Mais la tâche ne serait pas facile pour une telle «alliance verte». Même si elle parvenait à faire monter le PS à bord, cela ne suffirait pas pour obtenir une majorité. Il faudrait une bonne planification et une stratégie intelligente, et à cet égard, les Verts n'ont pas brillé ces dernières années. Les Vert'libéraux pourraient donc être tentés de «s'offrir» au Centre.

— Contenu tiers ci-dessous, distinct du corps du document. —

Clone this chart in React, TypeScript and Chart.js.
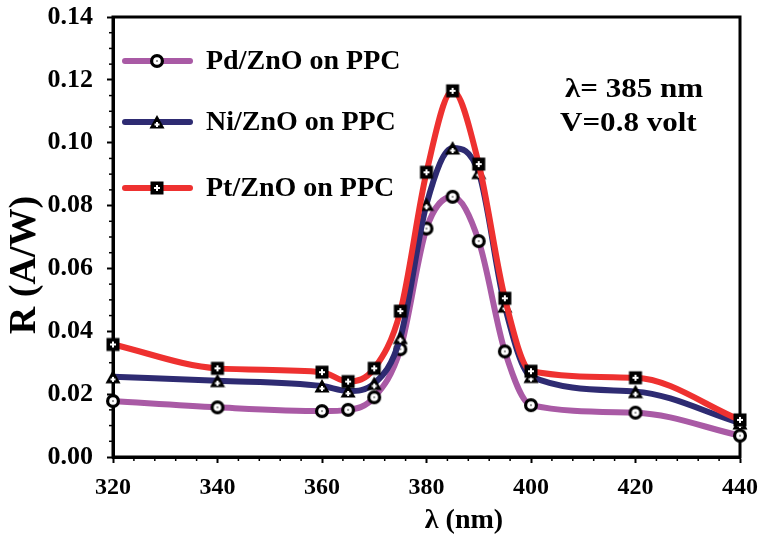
import React, { useEffect, useRef } from "react";
import { Chart, registerables } from "chart.js";

Chart.register(...registerables);

// Responsivity spectra of the three photodetectors
const wavelengths = [320, 340, 360, 365, 370, 375, 380, 385, 390, 395, 400, 420, 440];
const pdZnO = [0.0178, 0.0158, 0.0146, 0.015, 0.019, 0.0343, 0.0727, 0.0828, 0.0687, 0.0336, 0.0165, 0.0141, 0.0068];
const niZnO = [0.0255, 0.0243, 0.0226, 0.021, 0.0234, 0.038, 0.0804, 0.0983, 0.0905, 0.048, 0.0256, 0.0208, 0.0108];
const ptZnO = [0.0358, 0.0282, 0.027, 0.024, 0.0282, 0.0464, 0.0906, 0.1165, 0.0932, 0.0505, 0.0273, 0.0252, 0.0118];

const seriesNames = ["Pd/ZnO on PPC", "Ni/ZnO on PPC", "Pt/ZnO on PPC"];
const seriesColors = ["#A95AA5", "#2E2B72", "#EE3130"];
const xTitle = "λ (nm)";
const yTitle = "R (A/W)";
const noteLines = ["λ= 385 nm", "V=0.8 volt"];

const FONT = "'Liberation Serif', 'Times New Roman', serif";

function makeMarker(kind: "circle" | "triangle" | "square"): HTMLCanvasElement {
  const c = document.createElement("canvas");
  c.width = 16;
  c.height = 16;
  const g = c.getContext("2d")!;
  const cx = 8;
  const cy = 8;
  g.fillStyle = "#000";
  if (kind === "circle") {
    g.beginPath();
    g.arc(cx, cy, 7, 0, Math.PI * 2);
    g.fill();
    g.fillStyle = "#fff";
    g.beginPath();
    g.arc(cx, cy, 3.8, 0, Math.PI * 2);
    g.fill();
    g.fillStyle = "#999";
    g.fillRect(cx - 1, cy - 1, 2, 2);
  } else if (kind === "square") {
    g.fillRect(1.5, 1.5, 13, 13);
    g.fillStyle = "#fff";
    g.fillRect(cx - 1, cy - 3, 2, 6);
    g.fillRect(cx - 3, cy - 1, 6, 2);
  } else {
    g.beginPath();
    g.moveTo(cx, 1);
    g.lineTo(15.5, 14.5);
    g.lineTo(0.5, 14.5);
    g.closePath();
    g.fill();
    g.fillStyle = "#fff";
    g.fillRect(cx - 1, 8, 2, 5);
    g.fillRect(cx - 2.5, 9.5, 5, 2);
  }
  return c;
}

export default function App() {
  const ref = useRef<HTMLCanvasElement | null>(null);

  useEffect(() => {
    const canvas = ref.current;
    if (!canvas) return;
    const markers = [makeMarker("circle"), makeMarker("triangle"), makeMarker("square")];
    const seriesValues = [pdZnO, niZnO, ptZnO];

    const decorations = {
      id: "decorations",
      beforeDatasetsDraw(chart: any) {
        const { ctx, chartArea } = chart;
        const xs = chart.scales.x;
        const ys = chart.scales.y;
        ctx.save();
        ctx.strokeStyle = "#000";
        // minor ticks
        ctx.lineWidth = 1.5;
        for (let v = 0; v <= 0.1401; v += 0.005) {
          if (Math.abs(v / 0.02 - Math.round(v / 0.02)) < 1e-6) continue;
          const y = ys.getPixelForValue(v);
          ctx.beginPath();
          ctx.moveTo(chartArea.left - 4, y);
          ctx.lineTo(chartArea.left, y);
          ctx.stroke();
        }
        for (let v = 320; v <= 440; v += 4) {
          if (v % 20 === 0) continue;
          const x = xs.getPixelForValue(v);
          ctx.beginPath();
          ctx.moveTo(x, chartArea.bottom);
          ctx.lineTo(x, chartArea.bottom + 4);
          ctx.stroke();
        }
        // plot frame
        ctx.lineWidth = 3;
        ctx.strokeRect(chartArea.left, chartArea.top, chartArea.right - chartArea.left, chartArea.bottom - chartArea.top);
        ctx.restore();
      },
      afterDraw(chart: any) {
        const { ctx } = chart;
        ctx.save();
        ctx.fillStyle = "#000";
        // legend
        const rows = [61, 122, 188];
        rows.forEach((ry, i) => {
          ctx.strokeStyle = seriesColors[i];
          ctx.lineWidth = 6;
          ctx.lineCap = "round";
          ctx.beginPath();
          ctx.moveTo(125, ry);
          ctx.lineTo(190, ry);
          ctx.stroke();
          const m = markers[i];
          ctx.drawImage(m, 157 - m.width / 2, ry - m.height / 2);
          ctx.font = `bold 28px ${FONT}`;
          ctx.textAlign = "left";
          ctx.textBaseline = "middle";
          ctx.fillText(seriesNames[i], 206, ry + 1);
        });
        // annotation
        ctx.font = `bold 27px ${FONT}`;
        ctx.textAlign = "left";
        ctx.textBaseline = "alphabetic";
        ctx.save();
        ctx.translate(565, 97);
        ctx.scale(1.15, 1);
        ctx.fillText(noteLines[0], 0, 0);
        ctx.restore();
        ctx.save();
        ctx.translate(560, 131);
        ctx.scale(1.15, 1);
        ctx.fillText(noteLines[1], 0, 0);
        ctx.restore();
        // axis titles
        ctx.font = `bold 28px ${FONT}`;
        ctx.textAlign = "center";
        ctx.textBaseline = "middle";
        ctx.fillText(xTitle, 464, 521);
        ctx.save();
        ctx.translate(25, 265);
        ctx.rotate(-Math.PI / 2);
        ctx.font = `bold 38px ${FONT}`;
        ctx.fillText(yTitle, 0, 0);
        ctx.restore();
        ctx.restore();
      },
    };

    const noScalePadding = (s: any) => {
      s.paddingLeft = 0;
      s.paddingRight = 0;
      s.paddingTop = 0;
      s.paddingBottom = 0;
    };

    const chart = new Chart(canvas, {
      type: "line",
      data: {
        datasets: seriesNames.map((name, i) => ({
          label: name,
          data: wavelengths.map((w, k) => ({ x: w, y: seriesValues[i][k] })),
          borderColor: seriesColors[i],
          backgroundColor: seriesColors[i],
          borderWidth: 6,
          cubicInterpolationMode: "monotone" as const,
          pointStyle: markers[i] as any,
          pointRadius: 7,
          clip: false as any,
          order: 3 - i,
        })),
      },
      options: {
        animation: false,
        responsive: false,
        devicePixelRatio: 1,
        layout: { padding: { left: 0, right: 19, top: 17, bottom: 0 } },
        plugins: { legend: { display: false }, tooltip: { enabled: false } },
        scales: {
          x: {
            type: "linear",
            min: 320,
            max: 440,
            ticks: {
              stepSize: 20,
              color: "#000",
              padding: 10,
              font: { family: FONT, size: 24, weight: "bold" },
            },
            grid: { display: true, drawOnChartArea: false, drawTicks: true, tickLength: 6, tickWidth: 2, tickColor: "#000" },
            border: { display: true, color: "#000", width: 3 },
            afterFit: (s: any) => {
              s.height = 87;
              noScalePadding(s);
            },
          },
          y: {
            type: "linear",
            min: 0,
            max: 0.14,
            ticks: {
              stepSize: 0.02,
              color: "#000",
              padding: 14,
              font: { family: FONT, size: 26, weight: "bold" },
              callback: (v: any) => Number(v).toFixed(2),
            },
            grid: { display: true, drawOnChartArea: false, drawTicks: true, tickLength: 6, tickWidth: 2, tickColor: "#000" },
            border: { display: true, color: "#000", width: 3 },
            afterFit: (s: any) => {
              s.width = 113;
              noScalePadding(s);
            },
          },
        },
      },
      plugins: [decorations],
    });
    return () => chart.destroy();
  }, []);

  return (
    <div style={{ position: "fixed", left: 0, top: 0, width: 759, height: 544, background: "#fff" }}>
      <canvas ref={ref} width={759} height={544} style={{ width: 759, height: 544, display: "block" }} />
    </div>
  );
}
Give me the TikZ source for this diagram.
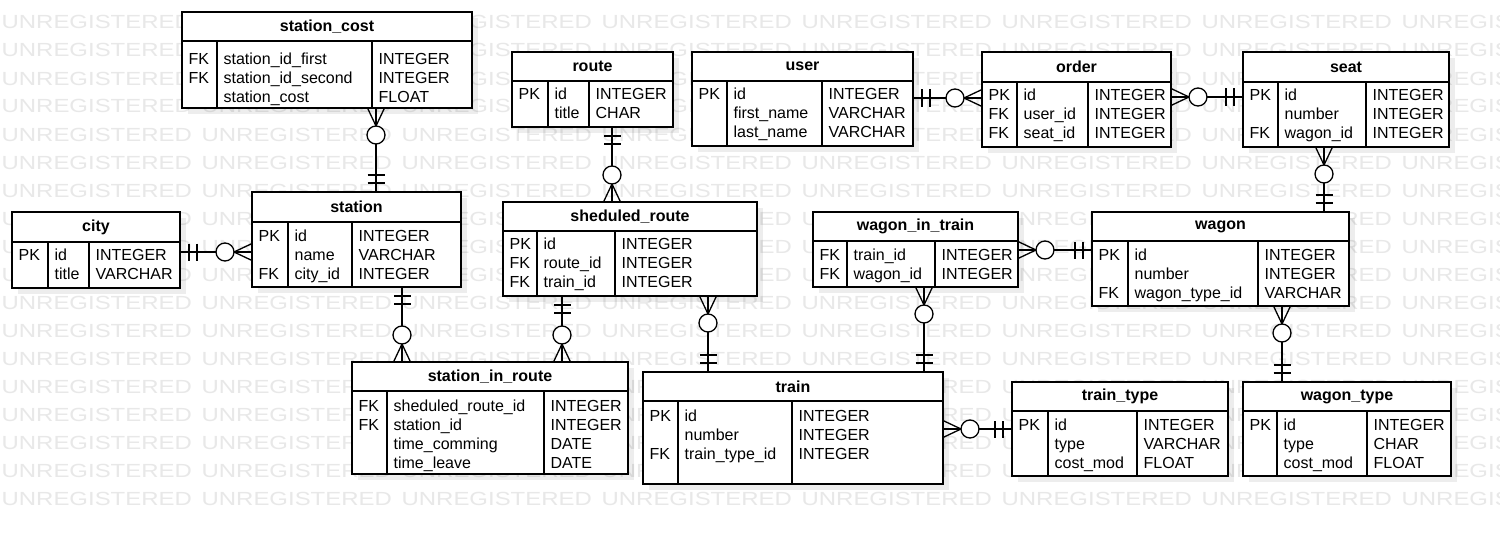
\documentclass[tikz,border=0pt]{standalone}
\usepackage{fontspec}
\setmainfont{Liberation Sans}
\usetikzlibrary{calc,fit,decorations.markings}

% table frame: name, x1, y1, x2, y2, header line, column 1, column 2, title
\newcommand{\ertable}[9]{%
  \fill[tblshadow] ({#2+6},{#3+6}) rectangle ({#4+6},{#5+6});
  \node[tbl, fit={(#2,#3) (#4,#5)}] (#1) {};
  \draw (#2,#6) -- (#4,#6) (#7,#6) -- (#7,#5) (#8,#6) -- (#8,#5);
  \node[ttl] (#1-ttl) at ({(#2+#4)/2},{(#3+#6)/2}) {#9};}
% table rows: name, x1, column 1, column 2, first baseline, keys, fields, types
\newcommand{\errows}[8]{%
  \node[fld] (#1-key)  at ({#2+6},{#5-13}) {\rowstrut#6};
  \node[fld] (#1-name) at ({#3+6},{#5-13}) {\rowstrut#7};
  \node[fld] (#1-type) at ({#4+6},{#5-13}) {\rowstrut#8};}
\newcommand{\rowstrut}{\rule{0pt}{13pt}}

\begin{document}
\begin{tikzpicture}[x=1pt, y=-1pt, line width=1.3pt,
    tbl/.style={draw, fill=white, inner sep=0pt, outer sep=0pt},
    tblshadow/.style={fill=black, fill opacity=0.07},
    ttl/.style={inner sep=0pt, font=\bfseries\fontsize{16}{19}\selectfont},
    fld/.style={anchor=north west, align=left, inner sep=0pt,
                font=\fontsize{16}{18.8}\selectfont},
    wmark/.style={anchor=base west, inner sep=0pt, text=black!9,
                  font=\fontsize{19}{19}\selectfont},
    rel/.style={postaction={decorate, decoration={markings,
        mark=at position 0 with {\draw (0,8.5) -- (18,0) -- (0,-8.5);
                                 \draw[fill=white] (27,0) circle (9);},
        mark=at position 1 with {\draw (-9,8.5) -- (-9,-8.5) (-17,8.5) -- (-17,-8.5);}}}}]

  \useasboundingbox (0,0) rectangle (1500,535);
  \fill[white] (0,0) rectangle (1500,535);

  %--- Watermark -----------------------------------------------------------
  \foreach \r in {0,...,17}
    \foreach \c in {0,...,7}
      \node[wmark] (wm-\r-\c) at ({1+200*\c},{29+28*\r})
           {\scalebox{1.26}[1]{UNREGISTERED}};

  %--- Tables --------------------------------------------------------------
  \ertable{stationcost}{182}{12}{472}{108}{41}{217}{372}{station\_cost}
  \errows{stationcost}{182}{217}{372}{64}{FK\\FK}
         {station\_id\_first\\station\_id\_second\\station\_cost}{INTEGER\\INTEGER\\FLOAT}

  \ertable{city}{12}{212}{180}{288}{242}{48}{89}{city}
  \errows{city}{12}{48}{89}{260}{PK}{id\\title}{INTEGER\\VARCHAR}

  \ertable{station}{252}{192}{461}{287}{222}{288}{352}{station}
  \errows{station}{252}{288}{352}{241}{PK\\{}\\FK}
         {id\\name\\city\_id}{INTEGER\\VARCHAR\\INTEGER}

  \ertable{route}{512}{52}{673}{127}{81}{548}{589}{route}
  \errows{route}{512}{548}{589}{99}{PK}{id\\title}{INTEGER\\CHAR}

  \ertable{user}{692}{52}{913}{146}{81}{727}{822}{user}
  \errows{user}{692}{727}{822}{99}{PK}
         {id\\first\_name\\last\_name}{INTEGER\\VARCHAR\\VARCHAR}

  \ertable{order}{982}{52}{1171}{147}{82}{1017}{1088}{order}
  \errows{order}{982}{1017}{1088}{100}{PK\\FK\\FK}
         {id\\user\_id\\seat\_id}{INTEGER\\INTEGER\\INTEGER}

  \ertable{seat}{1243}{52}{1449}{147}{82}{1278}{1366}{seat}
  \errows{seat}{1243}{1278}{1366}{100}{PK\\{}\\FK}
         {id\\number\\wagon\_id}{INTEGER\\INTEGER\\INTEGER}

  \ertable{schroute}{503}{202}{757}{296}{231}{537}{615}{sheduled\_route}
  \errows{schroute}{503}{537}{615}{249}{PK\\FK\\FK}
         {id\\route\_id\\train\_id}{INTEGER\\INTEGER\\INTEGER}

  \ertable{wagintrain}{813}{212}{1018}{287}{241}{847}{935}{wagon\_in\_train}
  \errows{wagintrain}{813}{847}{935}{260}{FK\\FK}
         {train\_id\\wagon\_id}{INTEGER\\INTEGER}

  \ertable{wagon}{1092}{212}{1349}{306}{241}{1128}{1258}{wagon}
  \errows{wagon}{1092}{1128}{1258}{260}{PK\\{}\\FK}
         {id\\number\\wagon\_type\_id}{INTEGER\\INTEGER\\VARCHAR}

  \ertable{stinroute}{352}{362}{628}{474}{391}{387}{544}{station\_in\_route}
  \errows{stinroute}{352}{387}{544}{411}{FK\\FK}
         {sheduled\_route\_id\\station\_id\\time\_comming\\time\_leave}
         {INTEGER\\INTEGER\\DATE\\DATE}

  \ertable{train}{643}{372}{943}{484}{401}{678}{792}{train}
  \errows{train}{643}{678}{792}{421}{PK\\{}\\FK}
         {id\\number\\train\_type\_id}{INTEGER\\INTEGER\\INTEGER}

  \ertable{traintype}{1012}{382}{1228}{476}{411}{1048}{1137}{train\_type}
  \errows{traintype}{1012}{1048}{1137}{430}{PK}
         {id\\type\\cost\_mod}{INTEGER\\VARCHAR\\FLOAT}

  \ertable{wagtype}{1243}{382}{1451}{476}{411}{1277}{1367}{wagon\_type}
  \errows{wagtype}{1243}{1277}{1367}{430}{PK}
         {id\\type\\cost\_mod}{INTEGER\\CHAR\\FLOAT}

  %--- Relations (many side first, one side last) --------------------------
  \draw[rel] (stationcost.south -| 376,0) -- (station.north -| 376,0);
  \draw[rel] (station.west |- 0,252)      -- (city.east |- 0,252);
  \draw[rel] (stinroute.north -| 402,0)   -- (station.south -| 402,0);
  \draw[rel] (schroute.north -| 612,0)    -- (route.south -| 612,0);
  \draw[rel] (stinroute.north -| 562,0)   -- (schroute.south -| 562,0);
  \draw[rel] (schroute.south -| 708,0)    -- (train.north -| 708,0);
  \draw[rel] (order.west |- 0,98)         -- (user.east |- 0,98);
  \draw[rel] (order.east |- 0,97)         -- (seat.west |- 0,97);
  \draw[rel] (seat.south -| 1324,0)       -- (wagon.north -| 1324,0);
  \draw[rel] (wagintrain.east |- 0,250)   -- (wagon.west |- 0,250);
  \draw[rel] (wagintrain.south -| 924,0)  -- (train.north -| 924,0);
  \draw[rel] (wagon.south -| 1282,0)      -- (wagtype.north -| 1282,0);
  \draw[rel] (train.east |- 0,429)        -- (traintype.west |- 0,429);

\end{tikzpicture}
\end{document}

Le «grand sponsor» des Verts libéraux, l'industriel horloger Georges Kern a même appelé à une fusion des deux partis dans une interview accordée à Tamedia. Pour les Vert'libéraux, il n'en est pas question. Les divergences avec le Centre sont trop importantes sur des thèmes importants comme la politique familiale (mot-clé: imposition individuelle), l'agriculture et, surtout, la politique européenne.
Cependant, il n'est pas exclu qu'un «deal» soit conclu lors de la prochaine élection du Conseil fédéral. En effet, le Centre devrait avoir tendance à avoir plus de marge de manœuvre pour gagner des alliés en vue d'une majorité au Parlement. Et son personnel dirigeant est rompu à la tactique. Pour réaliser leur rêve de devenir conseillers fédéraux, les Verts n'auraient pas d'autre choix que de ravir un siège au PS.
Balthasar Glättli, le président sortant du parti, qui s'est longtemps opposé à une telle idée, ne l'exclut plus. «Nous ne devons plus rien au PS», a-t-il déclaré mercredi en réaction au manque de soutien à la candidature de combat de Gerhard Andrey. Mais la colère devrait bientôt s'estomper, et de tels scénarios ne sont encore que des hypothèses.
Il peut se passer beaucoup de choses dans les années à venir. Mais si le Centre parvenait à conquérir un siège aux dépens du PLR dans un avenir proche, un tabou serait brisé, PVL ou pas. Car du point de vue de la part d'électeurs, la prétention des Verts à un siège serait bien plus légitime que celle du centre à un deuxième. Les Verts sont pratiquement aussi forts que le PLR.
Si le Centre réussissait malgré tout, ce serait la fin d'un système dans lequel les sièges au gouvernement sont déterminés par quelconques formules. Tout ne serait plus qu'une question de pouvoir. Ce qui ne serait rien d'autre qu'un pas vers un véritable changement de système.